How natural gas is bought and sold in the world’s scattered regional markets for the fuel is changing rapidly. A single global market for natural gas has finally arrived. Behind the evolution is improving technology for moving gas as a liquid, which means it can go to many more places rather than simply where a pipeline runs. In addition, an oversupply of gas has producers working to develop new consumers all over the world. The result is growing flexibility in previously rigid gas contracts and a global convergence in prices.
The share of gas traded by sea as liquefied natural gas (LNG) reached close to 40% of total trades in 2016. The US Energy Information Administration’s International Energy Outlook forecasts that seaborne gas will account for a bigger share of trading than pipelines by 2040. 39 countries now import LNG, up from 17 a decade ago. Several more are expected to lift the total to 46 in the next couple of years.

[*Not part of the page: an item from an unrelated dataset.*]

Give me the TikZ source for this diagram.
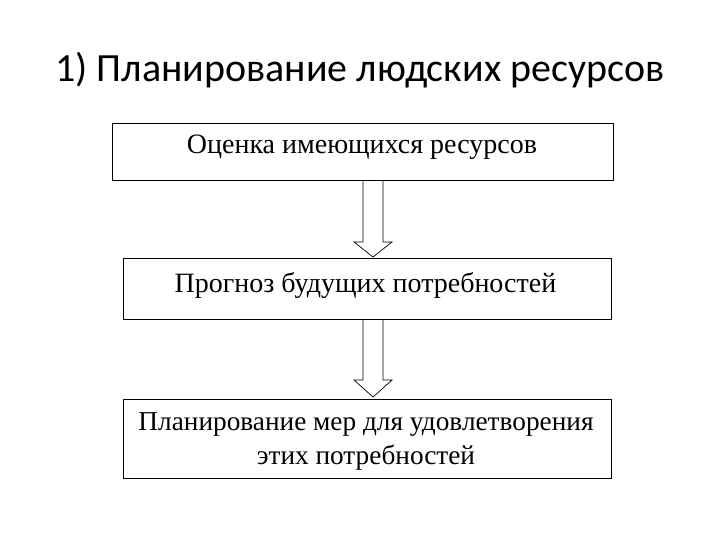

When global trade in LNG began in the 1960s, the cost of liquefying gas was so high that it was affordable only to developed countries such as Japan. As the technology proved reliable, LNG trade expanded, but contracts remained decades long and had non-negotiable destination clauses. Contracts are now getting shorter and starting to allow gas to be diverted to where demand is greatest.
The first week of June was momentous for global LNG trade. Several key developments demonstrate the transformation in global gas markets. During the first week of June, the first two US LNG cargoes to reach northern Europe have landed in Poland and the Netherlands. The gas came from an export terminal in Louisiana that was first out of the gate in February 2016 to exploit the US shale boom to supply the global market. This was the first-time US LNG exports landed in the liquid hubs of northwest Europe or elsewhere in northern Europe, faced with competition from domestic supply and cheap imports from Norway and Russia.
The entrance of the US onto the global LNG market is a game-changer. US LNG is a crucial way to buffer the rising influence of Russia, the largest gas exporter in the world by some margin, which supplied more than one-third of Europe’s gas last year. Seaborne gas is reducing some countries’ historic dependence on pipelines that run through potentially unfriendly territory. Poland, for instance, opened its first import terminal a year ago, lessening its reliance on gas piped from Russia. By importing US LNG, Poland just took a symbolic step forward in wresting itself from Russia’s energy dominance.
The US is also capitalising on the long struggles of Russia to supply large amounts of energy to China because the two countries have been unable to agree to prices. In late May, the US and China have announced the initial steps in their 100-day action plan of the Comprehensive Economic Dialogue, inviting Chinese companies to negotiate long-term LNG contracts from US suppliers. US supplies reaching Asia are now more practical thanks to the June 2016 expansion of the Panama Canal that lowers shipping times and prices. The agreement piles pressure on competing suppliers, including new LNG projects in Australia as well as new pipeline and LNG projects from Russia.
The timing of US LNG entry into the global market couldn’t be worse for Australia’s prospects, for example for the $54 billion Gorgon project, the world’s most expensive. Australia’s energy and resources minister Josh Frydenberg acknowledged that oversupply and low prices would hurt LNG returns, but said prices would not stay low forever: ‘the LNG projects currently under construction in Australia are being developed on the basis of a long term outlook, with 40-year average project life spans.’
Over the longer term, Australia is well-positioned to reap benefits from the flexible global gas market. Facilitated by Asian investment, Australian LNG export capacity increased significantly over the past few years and will continue to increase as new projects are brought on line. Australia is forecast to rival Qatar as the world’s largest LNG exporter by 2021.
Gas buyers see Australia as a highly reliable LNG supplier and one that supports open and transparent international markets. With European energy security strategy aimed at diversifying away from Russian supplies, Australia seems a logical new option. According to its LNG strategy, the European Union aims to step up efforts to cooperate closely with future suppliers, such as Australia, to remove obstacles to the trading of LNG on global markets. For European consumers, a diversification strategy aimed at securing long-term contracts from stable suppliers and political allies can provide a valuable insurance policy against the potential loss of Russian supplies over the longer term.